The rules also call for plans to provide coverage that meets the "metal" standards (an actuarial value of 60, 70, 80 or 90 percent; actuarial value means the percentage of allowed costs the plan is expected to pay for a standard population).

The federal government has announced a proposed rule that would levy a 3.5 percent surcharge on health insurers that want to participate in the new federally mandated health care exchanges, slated to begin in 2014 under the health care reform law. The fee would cover administrative costs of the exchanges. This applies only to the exchanges that the federal government runs directly; however, states that run their own exchanges likely will charge their own administrative fees.

The Supreme Court has ordered a lower court to rehear a challenge to the Patient Protection and Affordable Care Act, setting up another possible showdown in the nation's highest court. A federal appeals court will reconsider arguments in Liberty University vs. Geithner, in which the university is objecting to the law's mandate on religious grounds.

The cost of brand-name prescription drugs continue to increase at more than six times the rate of inflation of other consumer goods, according to new research by Express Scripts. The study found that a brand-name drug that cost $100 in 2008 would now cost $163.08 (in 2008 dollars). Conversely, a $100 generic drug in 2008 would now cost $60.96 in 2008 dollars.

Although employers usually aren't employees' first source of financial information, they are regarded as valuable resources for retirement help by workers, according to a new study. Two-thirds of adults in a recent TIAA-CREF survey said they trust the financial advice provided by their employer. Additionally, one-fifth of respondents said they have trouble finding useful financial information.

About 20 percent of American adults have visited retail health clinics, up from about 10 percent six years ago, according to a Kalorama Information poll.

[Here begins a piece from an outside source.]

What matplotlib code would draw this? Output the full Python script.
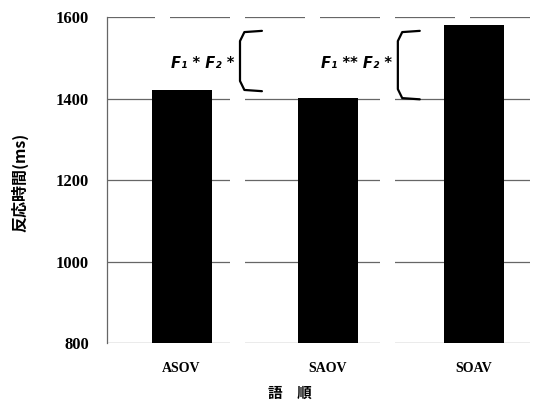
import matplotlib
matplotlib.use("Agg")
import matplotlib.pyplot as plt

categories = ["ASOV", "SAOV", "SOAV"]
values = [1422, 1402, 1580]
yticks = [800, 1000, 1200, 1400, 1600]
annotations = ["F\u2081 * F\u2082 *", "F\u2081 ** F\u2082 *"]
ylabel = "反応時間(ms)"
xlabel = "語　順"

fig = plt.figure(figsize=(5.44, 4.08), dpi=100)
ax = fig.add_axes([0.1967, 0.1593, 0.8033, 0.799])

x = list(range(len(categories)))
ax.bar(x, values, width=0.41, color="black", zorder=3, bottom=0)
ax.set_ylim(800, 1600)
ax.set_xlim(-0.51, 2.48)

for t in yticks:
    ax.axhline(t, color="#666666", lw=0.9, linestyle=(10, (48, 12)), zorder=1)

ax.set_yticks(yticks)
ax.set_yticklabels([str(t) for t in yticks], fontfamily="Liberation Serif",
                   fontweight="bold", fontsize=12)
ax.set_xticks(x)
ax.set_xticklabels(categories, fontfamily="Liberation Serif",
                   fontweight="bold", fontsize=10)
ax.tick_params(axis="y", length=0, pad=13)
ax.tick_params(axis="x", length=0, pad=14)

for s in ["top", "right", "bottom"]:
    ax.spines[s].set_visible(False)
ax.spines["left"].set_color("#666666")
ax.spines["left"].set_linewidth(0.9)

# significance brackets and labels
for i, lab in enumerate(annotations):
    xv = i + 0.40 + 0.08 * i
    y0 = values[i] - 4
    y1 = 1566
    ax.plot([xv + 0.15, xv + 0.03, xv, xv, xv + 0.03, xv + 0.15],
            [y1, y1 - 3, y1 - 25, y0 + 25, y0 + 3, y0],
            color="black", lw=1.6, zorder=4, solid_capstyle="round",
            solid_joinstyle="round")
    ax.text(xv - 0.04, 1487, lab, ha="right", va="center",
            fontfamily="DejaVu Sans", fontweight="bold", fontstyle="italic",
            fontsize=10.5)

fig.text(20 / 544, 1 - 182 / 408, ylabel, rotation=90, ha="center", va="center",
         fontfamily=["Noto Sans CJK JP", "DejaVu Sans"], fontweight="bold",
         fontsize=11.5)
fig.text(290 / 544, 1 - 393 / 408, xlabel, ha="center", va="center",
         fontfamily=["Noto Sans CJK JP", "DejaVu Sans"], fontweight="bold",
         fontsize=10.5)

fig.savefig("out.png", dpi=100)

The number of diabetes cases in the U.S. skyrocketed between 1995 and 2010, according to the Centers for Disease Control and Prevention (CDC). The agency reported that documented diabetes cases jumped 50 percent or more in 42 states in that time period, with 18 states seeing an increase of 100 percent or more. Oklahoma saw the largest increase at 226 percent.

The new rule that calls for retirement plans to divulge more information on fees has done little to spur action by plan participants, a new survey by the Plan Sponsor Council of America suggests. Nearly 96 percent of plan sponsors responded that they saw no change in participant behavior as a result of the new rules, which took effect this summer. An average of 1.4 percent of participants asked questions regarding the fees. Most plan sponsors said they received no inquiries at all about the new disclosures.

A new analysis by the American Heart Association estimates that a single heart attack can cost an employer more than $52,000 in productivity losses per long-term disability claim. Even if the employee only takes short-term disability, a single claim can cost nearly $8,000 in lost productivity.

Employers are taking a longer look at employee-paid voluntary benefits. According to a new report by Prudential, 71 percent of executives said they expect their company to replace some employer-paid programs with voluntary benefits within the next two years. Sixty-nine percent said they expect to expand their current voluntary offerings.

Recent referendums to legalize the recreational use of marijuana in Colorado and Washington state will have little impact on employer policies, according to a report in Employee Benefit News. In the article, Nancy Delogu and Chris Leh of Littler Mendelson, P.C., note that even though the citizens in those states voted to decriminalize the use of marijuana, employer policies against its use can remain in effect. In fact, the Colorado amendment clearly states that the law does not "affect the ability of employers to have policies restricting the use of marijuana by employees."